### SHORT TASK:
Do any lines in the data below contain "with"? If so, copy every one of them.

-- Start INFORMATION PROVIDED --

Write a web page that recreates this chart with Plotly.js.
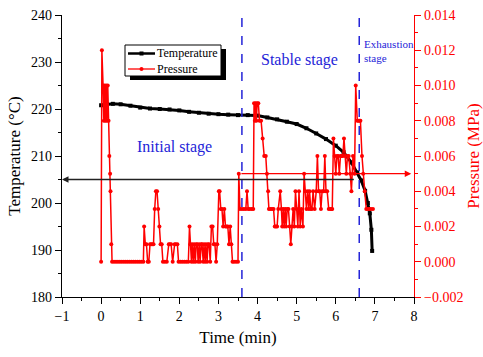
<!DOCTYPE html>
<html><head><meta charset="utf-8">
<script src="https://cdn.plot.ly/plotly-3.0.1.min.js"></script>
<style>html,body{margin:0;padding:0;background:#fff}#c{width:483px;height:357px}</style>
</head><body><div id="c"></div>
<script>
// Temperature series (min, °C)
const tempTime = [0.00,0.15,0.30,0.50,0.75,1.00,1.25,1.50,1.75,2.00,2.25,2.50,2.75,3.00,3.25,3.50,3.75,4.00,4.25,4.50,4.75,5.00,5.25,5.50,5.75,6.00,6.20,6.40,6.55,6.65,6.75,6.82,6.87,6.91,6.93];
const tempValues = [220.8,221.0,221.1,221.0,220.7,220.3,220.1,220.0,219.9,219.7,219.4,219.2,219.0,218.9,218.8,218.7,218.7,218.6,218.2,217.8,217.3,216.8,215.9,214.8,213.6,212.2,210.8,208.6,206.5,204.8,202.6,200.0,197.8,194.3,189.8];

// Pressure series (min, MPa)
const presTime = [0.00,0.02,0.05,0.07,0.09,0.11,0.13,0.15,0.17,0.19,0.21,0.23,0.24,0.26,0.28,
0.33,0.38,0.43,0.48,0.53,0.58,0.63,0.68,0.73,0.78,0.83,0.88,0.93,0.98,1.03,1.08,
1.10,1.13,1.16,1.19,1.22,1.25,1.28,1.31,1.34,1.37,1.40,1.43,1.46,1.49,1.52,1.55,1.58,1.63,1.68,
1.73,1.76,1.79,1.83,1.88,1.91,1.95,1.98,2.03,2.08,2.13,2.18,2.23,2.26,2.28,2.31,2.33,2.36,2.38,
2.41,2.43,2.46,2.48,2.51,2.53,2.56,2.58,2.61,2.63,2.66,2.68,2.71,2.73,2.76,2.79,2.82,2.85,2.88,
2.91,2.94,2.97,3.01,3.03,3.06,3.09,3.12,3.15,3.18,3.21,3.24,3.27,3.30,3.33,3.36,3.40,3.45,3.50,
3.52,3.55,3.60,3.65,3.70,3.73,3.76,3.80,3.85,3.89,3.91,3.93,3.95,3.97,3.99,4.02,4.05,4.09,4.13,
4.17,4.21,4.24,4.27,4.29,4.33,4.37,4.41,4.44,4.47,4.50,4.53,4.58,4.61,4.63,4.66,4.68,4.71,4.73,
4.76,4.79,4.82,4.85,4.88,4.91,4.94,4.97,5.00,5.03,5.06,5.09,5.12,5.16,5.19,5.22,5.25,5.28,5.31,
5.33,5.36,5.39,5.42,5.46,5.50,5.53,5.56,5.59,5.62,5.65,5.69,5.72,5.75,5.78,5.82,5.86,5.89,5.91,
5.94,5.97,6.00,6.03,6.06,6.09,6.12,6.15,6.18,6.21,6.24,6.27,6.30,6.33,6.37,6.40,6.44,6.48,6.51,
6.55,6.58,6.61,6.63,6.67,6.70,6.74,6.78,6.82,6.86,6.90,6.95];
const presValues = [0,0.012,0.010,0.008,0.010,0.008,0.010,0.008,0.010,0.008,0.006,0.005,0.004,0.001,0,
0,0,0,0,0,0,0,0,0,0,0,0,0,0,0,0,
0.002,0.001,0.001,0,0,0.001,0.001,0.001,0.001,0.003,0.004,0.004,0.003,0.002,0.001,0.001,0,0,0,
0.001,0.001,0.001,0,0.001,0.001,0.001,0,0,0,0,0,0,0.002,0.001,0,0.001,0,0.001,
0,0.001,0.001,0,0.001,0,0.001,0.001,0,0.001,0,0.001,0,0.001,0.001,0,0.002,0.002,0.001,
0.001,0,0.001,0.004,0.004,0.003,0.003,0.002,0.003,0.002,0.002,0.002,0.001,0.002,0.001,0,0,0,0,
0.005,0.003,0.003,0.003,0.003,0.004,0.003,0.003,0.003,0.003,0.009,0.008,0.009,0.008,0.009,0.009,0.008,0.008,0.007,
0.006,0.006,0.005,0.004,0.003,0.003,0.003,0.003,0.002,0.002,0.002,0.003,0.004,0.003,0.002,0.003,0.002,0.003,0.002,
0.003,0.003,0.002,0.001,0.002,0.003,0.002,0.004,0.003,0.002,0.004,0.002,0.003,0.002,0.005,0.004,0.003,0.004,0.003,0.004,
0.003,0.003,0.004,0.003,0.004,0.006,0.004,0.004,0.003,0.004,0.004,0.006,0.004,0.004,0.003,0.003,0.003,0.003,0.007,
0.006,0.005,0.006,0.006,0.005,0.006,0.006,0.006,0.007,0.006,0.005,0.006,0.006,0.005,0.004,0.006,0.005,0.010,0.008,
0.008,0.008,0.008,0.006,0.005,0.004,0.003,0.003,0.003,0.003,0.003,0.003];

const seriesNames = ["Temperature", "Pressure"];
const stageBounds = [3.6, 6.6];
const stageLabels = ["Initial stage", "Stable stage", "Exhaustion<br>stage"];
const tempArrow = {from: 6.5, to: -1, value: 205};
const presArrow = {from: 3.55, to: 7.93, value: 0.005};

const serif = '"Liberation Serif", "Times New Roman", Times, serif';
const blue = "#2424d8";
const red = "#ff0000";

// plot area geometry (px) for converting legend placement to paper coords
const W = 483, H = 357, M = {l: 62, r: 69, t: 15, b: 60};
const pw = W - M.l - M.r, ph = H - M.t - M.b;
const px = X => (X - M.l) / pw;
const py = Y => (H - M.b - Y) / ph;

const traces = [
  {x: tempTime, y: tempValues, name: seriesNames[0], type: "scatter", mode: "lines+markers", showlegend: false,
   line: {color: "#000", width: 3}, marker: {symbol: "square", size: 4, color: "#000"}, xaxis: "x", yaxis: "y"},
  {x: presTime, y: presValues, name: seriesNames[1], type: "scatter", mode: "lines+markers", showlegend: false,
   line: {color: red, width: 1.5}, marker: {symbol: "circle", size: 4, color: red}, xaxis: "x", yaxis: "y2"}
];

const shapes = stageBounds.map(b => ({type: "line", xref: "x", yref: "y", x0: b, x1: b, y0: 180, y1: 240,
  line: {color: blue, width: 1.5, dash: "dash"}}));
// legend box with drop shadow
const lg = {x0: 125, x1: 221, y0: 45, y1: 76};
shapes.push({type: "rect", xref: "paper", yref: "paper", x0: px(lg.x0 + 5), x1: px(lg.x1 + 5), y0: py(lg.y1 + 4), y1: py(lg.y0 + 4),
  fillcolor: "#000", line: {width: 0}, layer: "above"});
shapes.push({type: "rect", xref: "paper", yref: "paper", x0: px(lg.x0), x1: px(lg.x1), y0: py(lg.y1), y1: py(lg.y0),
  fillcolor: "#fff", line: {width: 1, color: "#000"}, layer: "above"});
const rows = [{Y: 53.5, c: "#000", w: 2.5, sym: "rect"}, {Y: 69, c: red, w: 1.3, sym: "circle"}];
rows.forEach(r => {
  shapes.push({type: "line", xref: "paper", yref: "paper", x0: px(128), x1: px(155), y0: py(r.Y), y1: py(r.Y),
    line: {color: r.c, width: r.w}, layer: "above"});
  shapes.push({type: r.sym, xref: "paper", yref: "paper", x0: px(139.5), x1: px(143.5), y0: py(r.Y + 2), y1: py(r.Y - 2),
    fillcolor: r.c, line: {width: 0}, layer: "above"});
});

const annotations = [
  {x: 1.88, y: 211.9, xref: "x", yref: "y", text: stageLabels[0], showarrow: false, font: {family: serif, size: 16, color: blue}},
  {x: 5.08, y: 230.4, xref: "x", yref: "y", text: stageLabels[1], showarrow: false, font: {family: serif, size: 16, color: blue}},
  {x: 6.68, y: 232.3, xref: "x", yref: "y", text: stageLabels[2], showarrow: false, xanchor: "left", align: "left", font: {family: serif, size: 11, color: blue}},
  {x: tempArrow.to, y: tempArrow.value, ax: tempArrow.from, ay: tempArrow.value, xref: "x", yref: "y", axref: "x", ayref: "y",
   text: "", showarrow: true, arrowhead: 2, arrowsize: 1, arrowwidth: 1.3, arrowcolor: "#222"},
  {x: presArrow.to, y: presArrow.value, ax: presArrow.from, ay: presArrow.value, xref: "x", yref: "y2", axref: "x", ayref: "y2",
   text: "", showarrow: true, arrowhead: 2, arrowsize: 1, arrowwidth: 1.3, arrowcolor: red},
  {x: px(155), y: py(53.5), xref: "paper", yref: "paper", xanchor: "left", yanchor: "middle", text: seriesNames[0], showarrow: false,
   font: {family: serif, size: 12, color: "#000"}},
  {x: px(155), y: py(69), xref: "paper", yref: "paper", xanchor: "left", yanchor: "middle", text: seriesNames[1], showarrow: false,
   font: {family: serif, size: 12, color: "#000"}}
];

const layout = {
  width: W, height: H,
  margin: M,
  paper_bgcolor: "#fff", plot_bgcolor: "#fff",
  font: {family: serif, size: 14, color: "#000"},
  showlegend: false,
  xaxis: {range: [-1, 8], dtick: 1, tick0: 0, showgrid: false, zeroline: false, showline: true, linecolor: "#000", linewidth: 1.3,
    ticks: "outside", ticklen: 6, tickcolor: "#000", minor: {dtick: 0.5, ticklen: 3, tickcolor: "#000", ticks: "outside"},
    title: {text: "Time (min)", font: {family: serif, size: 17}, standoff: 8}, tickfont: {family: serif, size: 14}},
  xaxis2: {range: [-1, 8], dtick: 1, overlaying: "x", side: "top", anchor: "y", showgrid: false, zeroline: false, showline: true,
    linecolor: "#000", linewidth: 1.3, ticks: "inside", ticklen: 6, tickcolor: "#000", showticklabels: false,
    minor: {dtick: 0.5, ticklen: 3, tickcolor: "#000", ticks: "inside"}},
  yaxis: {range: [180, 240], dtick: 10, showgrid: false, zeroline: false, showline: true, linecolor: "#000", linewidth: 1.3,
    ticks: "outside", ticklen: 6, tickcolor: "#000", minor: {dtick: 5, ticklen: 3, tickcolor: "#000", ticks: "outside"},
    title: {text: "Temperature (°C)", font: {family: serif, size: 17}, standoff: 6}, tickfont: {family: serif, size: 14}},
  yaxis2: {range: [-0.002, 0.014], dtick: 0.002, tick0: 0, tickformat: ".3f", overlaying: "y", side: "right", anchor: "x",
    showgrid: false, zeroline: false, showline: true, linecolor: red, linewidth: 1.3,
    ticks: "outside", ticklen: 6, tickcolor: red, minor: {dtick: 0.001, ticklen: 3, tickcolor: red, ticks: "outside"},
    tickfont: {family: serif, size: 14, color: red},
    title: {text: "Pressure (MPa)", font: {family: serif, size: 17, color: red}, standoff: 4}},
  shapes: shapes,
  annotations: annotations
};

Plotly.newPlot("c", traces, layout, {displayModeBar: false, staticPlot: true});
</script></body></html>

-- End INFORMATION PROVIDED --

### THE OUTPUT:
Write a web page that recreates this chart with Plotly.js.
// legend box with drop shadow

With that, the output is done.